De hecho, el objetivo de cerrarle el paso a Rusia o China ya había comenzado a cumplirse desde el 2018, por medio de diplomacia conjunta entre Washington, Dinamarca y Groenlandia; y para entonces, los proyectos de minería china se habían paralizado y Pekín parecía haberse olvidado de la isla, al ver que sus inversiones árticas en general no han llegado a funcionar del todo bien. En resumen, el único derecho adicional que lograría Washington controlando la isla sería más bien la obligación de rascarse el bolsillo. Y las presiones para su venta, incluso de quedar en agua de borrajas, corren el riesgo de producir el efecto contrario y acelerar la militarización rusa del ártico o las oberturas de China como posible socio comercial de los países nórdicos.
Un ratón que ruge
Mientras tanto, los groenlandeses acaban de asomarse a una nueva era. En 1959, se estrenó un filme cómico algo menor titulado The Mouse that Roared, algo así como “El ratón que rugió.” En él, una pequeña nación europea -donde todos los habitantes, a causa de la endogamia, eran interpretados por Peter Sellers- enviaba a un triste pelotón para declararle la guerra a la Gran Bretaña; todo ello con objeto de perderla rápidamente y poder optar a un plan de ayudas por parte de los Aliados. Por un casual, aquellos torpes soldados destinados al fracaso capturaban al padre de la bomba nuclear más mortífera jamás diseñada y, para sorpresa de todos, aquella ridícula nación se convertía en una potencia con quien todos habían de negociar.

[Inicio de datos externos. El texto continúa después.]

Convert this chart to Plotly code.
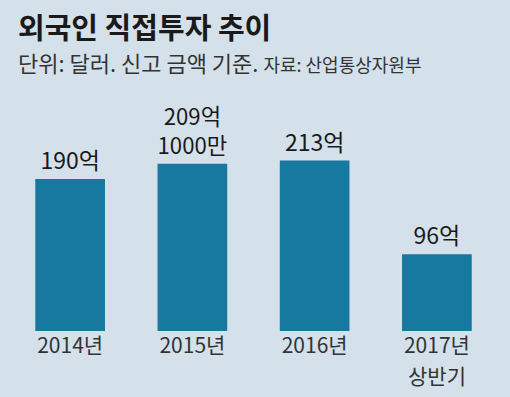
import plotly.graph_objects as go

categories = ["2014년", "2015년", "2016년", "2017년"]
category_sub = ["", "", "", "상반기"]
values = [190, 209.1, 213, 96]
value_labels = ["190억", "209억<br>1000만", "213억", "96억"]

FONT = "Noto Sans CJK KR"
BG = "#d5e1ea"
BAR = "#17799f"

W, H = 510, 397
ml, mr, mt, mb = 9, 12, 100, 66
plot_h = H - mt - mb
ymax = plot_h / 0.8

xs = list(range(len(categories)))

fig = go.Figure()
fig.add_trace(go.Bar(
    x=xs, y=values, width=0.57,
    marker=dict(color=BAR, line=dict(width=0)),
    text=value_labels, textposition="outside",
    textfont=dict(family=FONT, size=23, color="#1a1a1a"),
    cliponaxis=False, hoverinfo="skip",
))

def py(pix_y):
    return (H - mb - pix_y) / plot_h

def px(pix_x):
    return (pix_x - ml) / (W - ml - mr)

fig.add_annotation(x=px(16), y=py(26), xref="paper", yref="paper",
                   xanchor="left", yanchor="middle", showarrow=False,
                   text="<b>외국인 직접투자 추이</b>",
                   font=dict(family=FONT, size=29, color="#1a1a1a"))
fig.add_annotation(x=px(16), y=py(62), xref="paper", yref="paper",
                   xanchor="left", yanchor="middle", showarrow=False,
                   text="단위: 달러. 신고 금액 기준. <span style='font-size:18px'>자료: 산업통상자원부</span>",
                   font=dict(family=FONT, size=22, color="#333333"))

for x, sub in zip(xs, category_sub):
    if sub:
        fig.add_annotation(x=x, y=py(375), xref="x", yref="paper",
                           xanchor="center", yanchor="middle", showarrow=False,
                           text=sub,
                           font=dict(family=FONT, size=21, color="#333333"))

fig.update_layout(
    width=W, height=H,
    margin=dict(l=ml, r=mr, t=mt, b=mb),
    paper_bgcolor=BG, plot_bgcolor=BG,
    showlegend=False,
    xaxis=dict(range=[-0.5, 3.5], tickvals=xs, ticktext=categories,
               showgrid=False, zeroline=False, showline=False, ticks="",
               tickfont=dict(family=FONT, size=21, color="#333333"),
               fixedrange=True),
    yaxis=dict(range=[0, ymax], visible=False, fixedrange=True),
    bargap=0.43,
)

fig.write_html("out.html", config={"displayModeBar": False},
               post_script="document.body.style.margin='0';")
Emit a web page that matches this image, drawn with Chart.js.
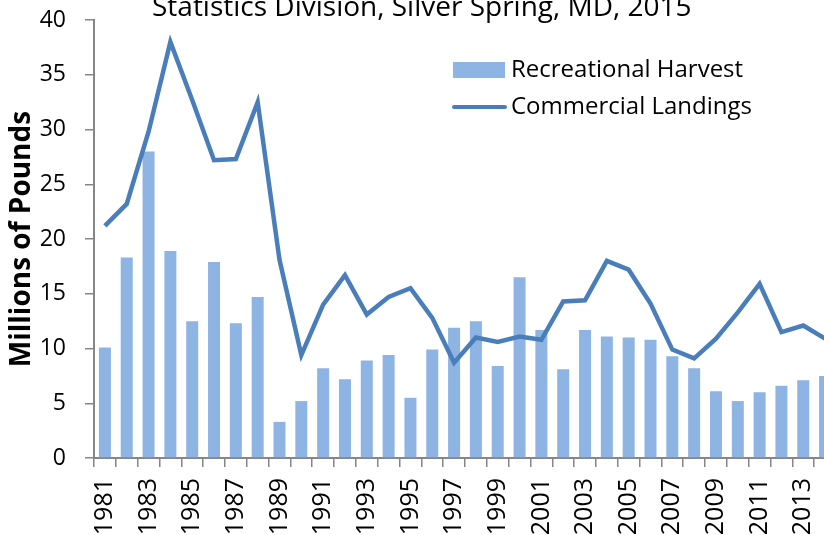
<!DOCTYPE html>
<html>
<head>
<meta charset="utf-8">
<script src="https://cdn.jsdelivr.net/npm/chart.js@4/dist/chart.umd.min.js"></script>
<style>
html,body{margin:0;padding:0;overflow:hidden;background:#fff;width:824px;height:535px;}
canvas{display:block;}
</style>
</head>
<body>
<canvas id="c" width="836" height="535"></canvas>
<script>
const years = ["1981","1982","1983","1984","1985","1986","1987","1988","1989","1990",
  "1991","1992","1993","1994","1995","1996","1997","1998","1999","2000",
  "2001","2002","2003","2004","2005","2006","2007","2008","2009","2010",
  "2011","2012","2013","2014"];
const recreationalHarvest = [10.1,18.3,28.0,18.9,12.5,17.9,12.3,14.7,3.3,5.2,
  8.2,7.2,8.9,9.4,5.5,9.9,11.9,12.5,8.4,16.5,
  11.7,8.1,11.7,11.1,11.0,10.8,9.3,8.2,6.1,5.2,
  6.0,6.6,7.1,7.5];
const commercialLandings = [21.2,23.2,29.8,38.0,32.7,27.2,27.3,32.5,18.1,9.4,
  14.0,16.7,13.1,14.7,15.5,12.8,8.7,11.0,10.6,11.1,
  10.8,14.3,14.4,18.0,17.2,14.1,9.9,9.1,10.9,13.3,
  15.9,11.5,12.1,10.9];
const yTicks = [0,5,10,15,20,25,30,35,40];
const seriesNames = ["Recreational Harvest","Commercial Landings"];
const titleText = "Statistics Division, Silver Spring, MD, 2015";
const yTitle = "Millions of Pounds";

const BAR = "#8EB4E3";
const LINE = "#4A7EBB";
const AXIS = "#868686";
const FONT = "'Open Sans', sans-serif";

const overlay = {
  id: "overlay",
  afterDraw(chart) {
    const ctx = chart.ctx;
    ctx.save();
    ctx.fillStyle = "#000";
    ctx.font = "28px " + FONT;
    ctx.textAlign = "left";
    ctx.textBaseline = "alphabetic";
    ctx.fillText(titleText, 152, 16);
    // legend
    ctx.fillStyle = BAR;
    ctx.fillRect(453, 62, 52, 16);
    ctx.strokeStyle = LINE;
    ctx.lineWidth = 4;
    ctx.lineCap = "round";
    ctx.beginPath();
    ctx.moveTo(454, 107);
    ctx.lineTo(505, 107);
    ctx.stroke();
    ctx.fillStyle = "#000";
    ctx.font = "24px " + FONT;
    ctx.textBaseline = "middle";
    ctx.fillText(seriesNames[0], 511, 70);
    ctx.fillText(seriesNames[1], 511, 107);
    ctx.restore();
  }
};

new Chart(document.getElementById("c"), {
  data: {
    labels: years,
    datasets: [
      {
        type: "line",
        label: seriesNames[1],
        data: commercialLandings,
        borderColor: LINE,
        backgroundColor: LINE,
        borderWidth: 4.5,
        pointRadius: 0,
        tension: 0,
        order: 1
      },
      {
        type: "bar",
        label: seriesNames[0],
        data: recreationalHarvest,
        backgroundColor: BAR,
        borderWidth: 0,
        barPercentage: 0.55,
        categoryPercentage: 1.0,
        order: 2
      }
    ]
  },
  options: {
    responsive: false,
    devicePixelRatio: 1,
    animation: false,
    layout: { padding: { top: 20, left: 0, right: 0, bottom: 0 } },
    plugins: { legend: { display: false }, tooltip: { enabled: false }, title: { display: false } },
    scales: {
      x: {
        type: "category",
        offset: true,
        grid: { display: true, offset: true, drawOnChartArea: false, drawTicks: true, tickLength: 9, color: AXIS, lineWidth: 1.5 },
        border: { display: true, color: AXIS, width: 2 },
        ticks: {
          autoSkip: false,
          minRotation: 90,
          maxRotation: 90,
          padding: 11,
          color: "#000",
          font: { family: FONT, size: 25 },
          callback: function(v, i) { return i % 2 === 0 ? years[i] : ""; }
        },
        afterFit(scale) {
          scale.height = 77;
          scale.paddingLeft = 0; scale.paddingRight = 0;
          scale.paddingTop = 0; scale.paddingBottom = 0;
        }
      },
      y: {
        min: 0,
        max: 40,
        afterBuildTicks(scale) { scale.ticks = yTicks.map(v => ({ value: v })); },
        grid: { display: true, drawOnChartArea: false, drawTicks: true, tickLength: 9, color: AXIS, lineWidth: 1.5 },
        border: { display: true, color: AXIS, width: 2 },
        ticks: {
          padding: 19,
          color: "#000",
          font: { family: FONT, size: 23 }
        },
        title: {
          display: true,
          text: yTitle,
          color: "#000",
          font: { family: FONT, size: 28, weight: "bold" },
          padding: { top: 5, bottom: 0 }
        },
        afterFit(scale) {
          scale.width = 94;
          scale.paddingTop = 0; scale.paddingBottom = 0;
          scale.paddingLeft = 0; scale.paddingRight = 0;
        }
      }
    }
  },
  plugins: [overlay]
});
</script>
</body>
</html>
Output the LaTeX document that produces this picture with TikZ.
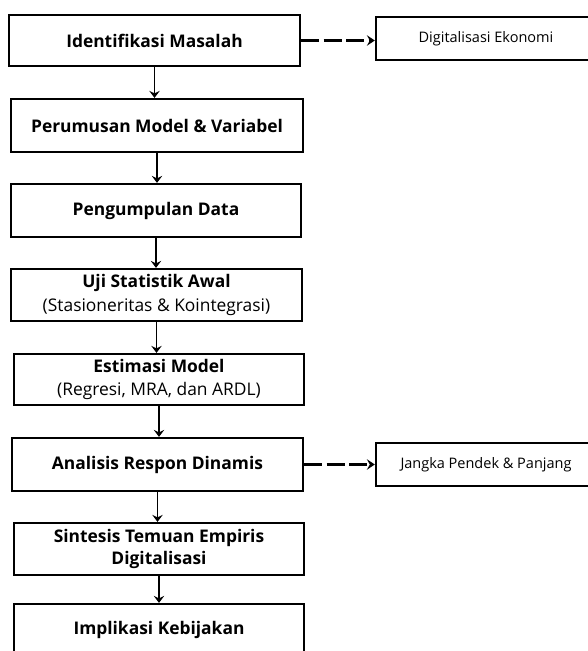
\documentclass[tikz,border=0pt]{standalone}
\usepackage{fontspec}
\setmainfont{Open Sans}
\usetikzlibrary{arrows.meta}
\begin{document}
\begin{tikzpicture}[x=1pt,y=-1pt,
  stepbox/.style={draw=black, line width=2.3pt, inner sep=0pt, align=center,
    font=\fontsize{17.4}{23.5}\selectfont\bfseries},
  sidebox/.style={draw=black, line width=2.3pt, inner sep=0pt, align=center,
    minimum width=220pt, minimum height=43pt, font=\fontsize{14.5}{18}\selectfont},
  arr/.style={line width=1.9pt, -{Stealth[length=7pt,width=10.5pt,inset=2.5pt]}},
  darr/.style={line width=3pt, dash pattern=on 18pt off 4.5pt, -{Stealth[length=8pt,width=10.5pt,inset=3pt]}}
]
\clip (0,0) rectangle (588,651);
\fill[white] (0,0) rectangle (588,651);
\node[stepbox, minimum width=291pt, minimum height=51pt] (b1) at (154.5,40.5) {Identifikasi Masalah};
\node[stepbox, minimum width=292pt, minimum height=53pt] (b2) at (157,125.5) {Perumusan Model \& Variabel};
\node[stepbox, minimum width=290pt, minimum height=53pt] (b3) at (156,210.5) {Pengumpulan Data};
\node[stepbox, minimum width=291pt, minimum height=52pt] (b4) at (156.5,295) {Uji Statistik Awal\\{\mdseries (Stasioneritas \& Kointegrasi)}};
\node[stepbox, minimum width=290pt, minimum height=51pt] (b5) at (159,379.5) {Estimasi Model\\{\mdseries (Regresi, MRA, dan ARDL)}};
\node[stepbox, minimum width=291pt, minimum height=53pt] (b6) at (157.5,464.5) {Analisis Respon Dinamis};
\node[stepbox, minimum width=290pt, minimum height=52pt, font=\fontsize{17.4}{22}\selectfont\bfseries] (b7) at (159,549) {Sintesis Temuan Empiris\\Digitalisasi};
\node[stepbox, minimum width=290pt, minimum height=52pt] (b8) at (159,630) {Implikasi Kebijakan};
\node[sidebox] (r1) at (486,38.5) {Digitalisasi Ekonomi};
\node[sidebox] (r2) at (486,464.5) {Jangka Pendek \& Panjang};
\foreach \a/\b in {b1/b2,b2/b3,b3/b4,b4/b5,b5/b6,b6/b7,b7/b8}
  \draw[arr] (\a.south) -- (\a.south |- \b.north);
\draw[darr] (b1.east) -- (b1.east -| r1.west);
\draw[darr] (b6.east) -- (b6.east -| r2.west);
\end{tikzpicture}
\end{document}
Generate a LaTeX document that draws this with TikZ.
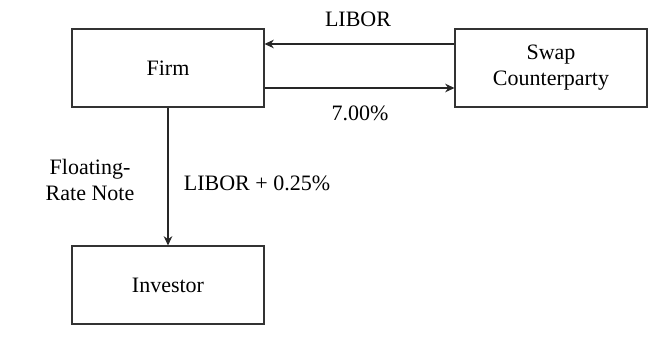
\documentclass[tikz,border=0pt]{standalone}
\usepackage{fontspec}
\setmainfont{Liberation Serif}
\usetikzlibrary{arrows.meta}
\begin{document}
\begin{tikzpicture}[x=0.75pt,y=-0.75pt,
    party/.style={shape=rectangle,draw=black!80,line width=0.8pt,minimum width=144pt,minimum height=58.5pt,align=center},
    flow/.style={-{Stealth[length=7pt,width=6.5pt]},line width=0.8pt,draw=black!85},
    font=\fontsize{16.5}{19.5}\selectfont]
    \useasboundingbox (0,0) rectangle (667,342);
    \node[party] (firm) at (168,68) {Firm};
    \node[party] (swap) at (551,68) {Swap\\Counterparty};
    \node[party] (investor) at (168,285) {Investor};

    \node (libor) at (358,19) {LIBOR};
    \node (fixed) at (360,113) {7.00\%};
    \node[align=center] (frn) at (90,180) {Floating-\\Rate Note};
    \node (spread) at (257,183) {LIBOR + 0.25\%};

    \draw[flow] ([yshift=18pt]swap.west) -- ([yshift=18pt]firm.east);
    \draw[flow] ([yshift=-15pt]firm.east) -- ([yshift=-15pt]swap.west);
    \draw[flow] (firm) -- (investor);
\end{tikzpicture}
\end{document}
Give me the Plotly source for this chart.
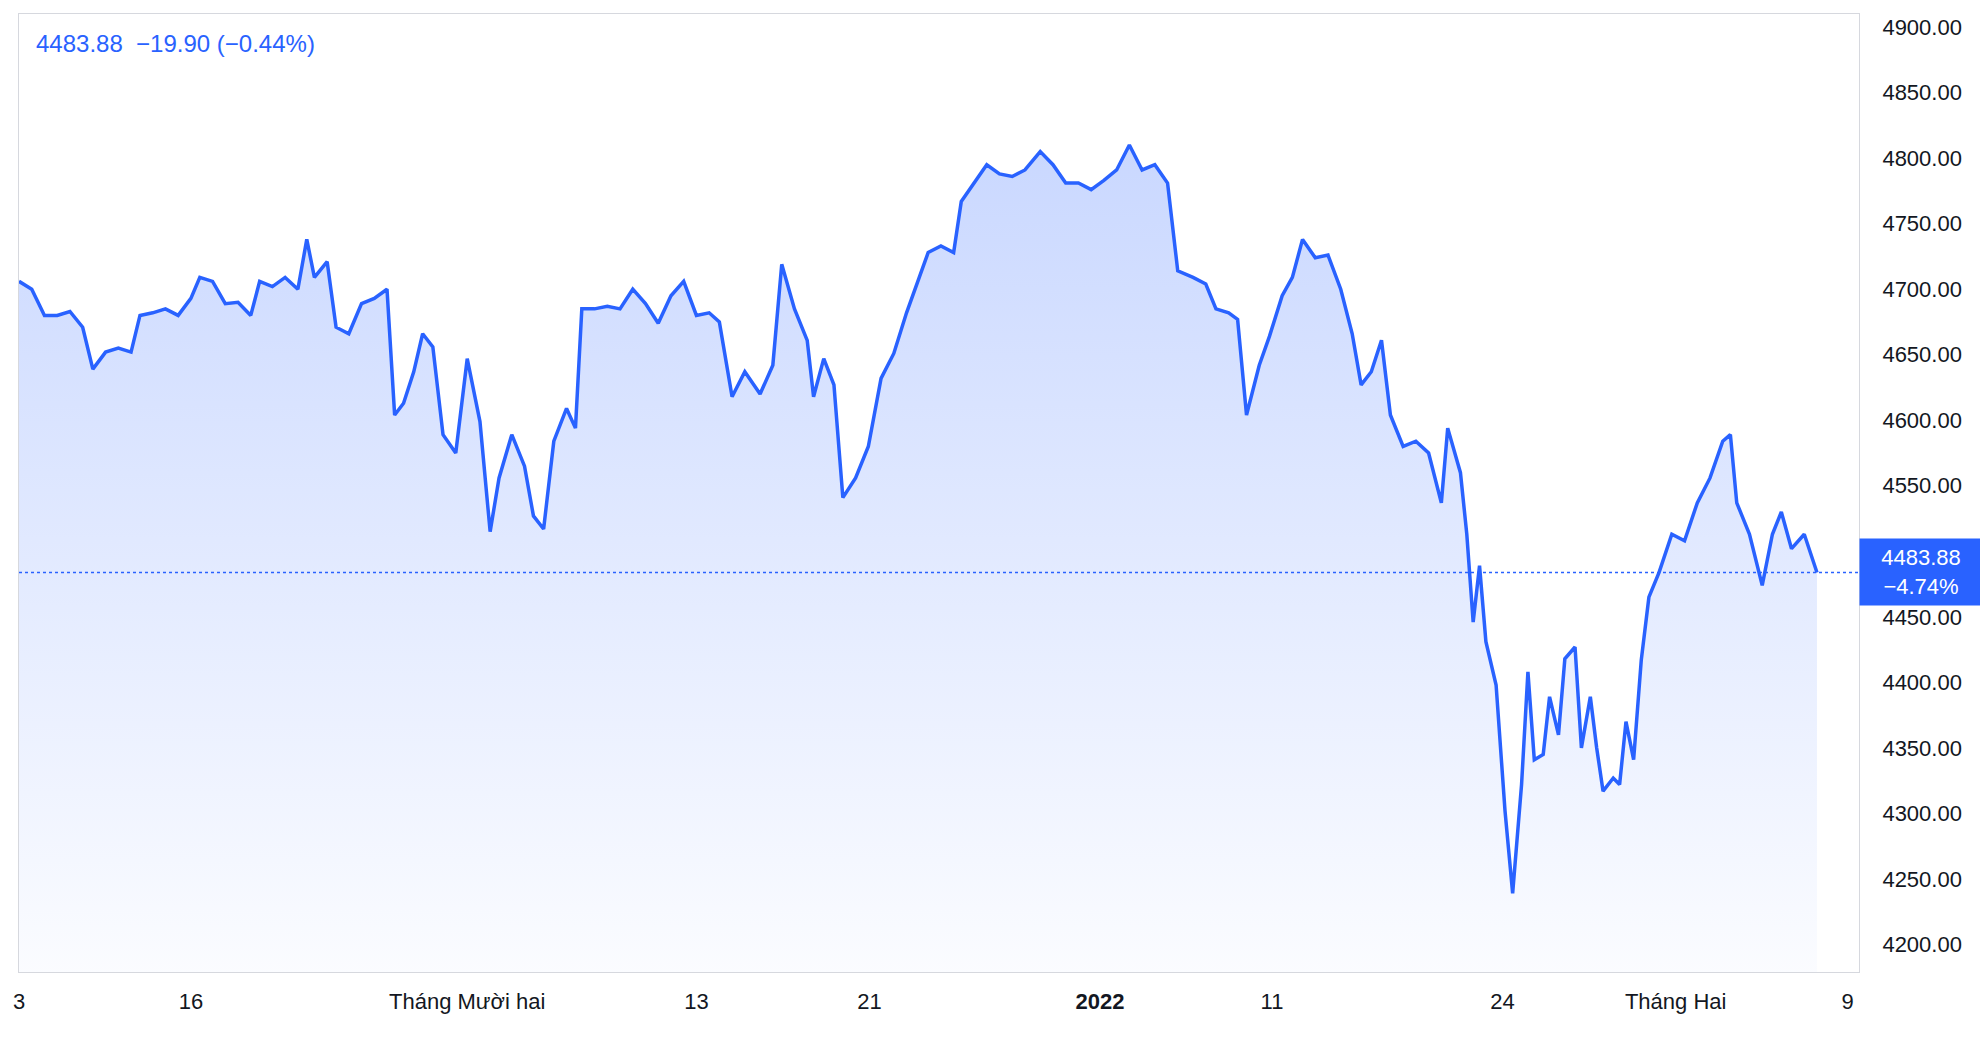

Pues bien, las bravatas de Donald Trump han logrado un efecto similar en Groenlandia. Aquella remota isla puede ahora negociar su independencia, amén de todos los subsidios y acuerdos que desee, tanto con unos como con otros. Puede convertirse en un ratón que ruge, jugando a dos bandas mientras se reclina cómodamente en el sillón y espera a ver quién paga la factura más grande. Groenlandia, en suma, puede lograr lo que jamás imaginó: figurar por vez primera en el mapamundi.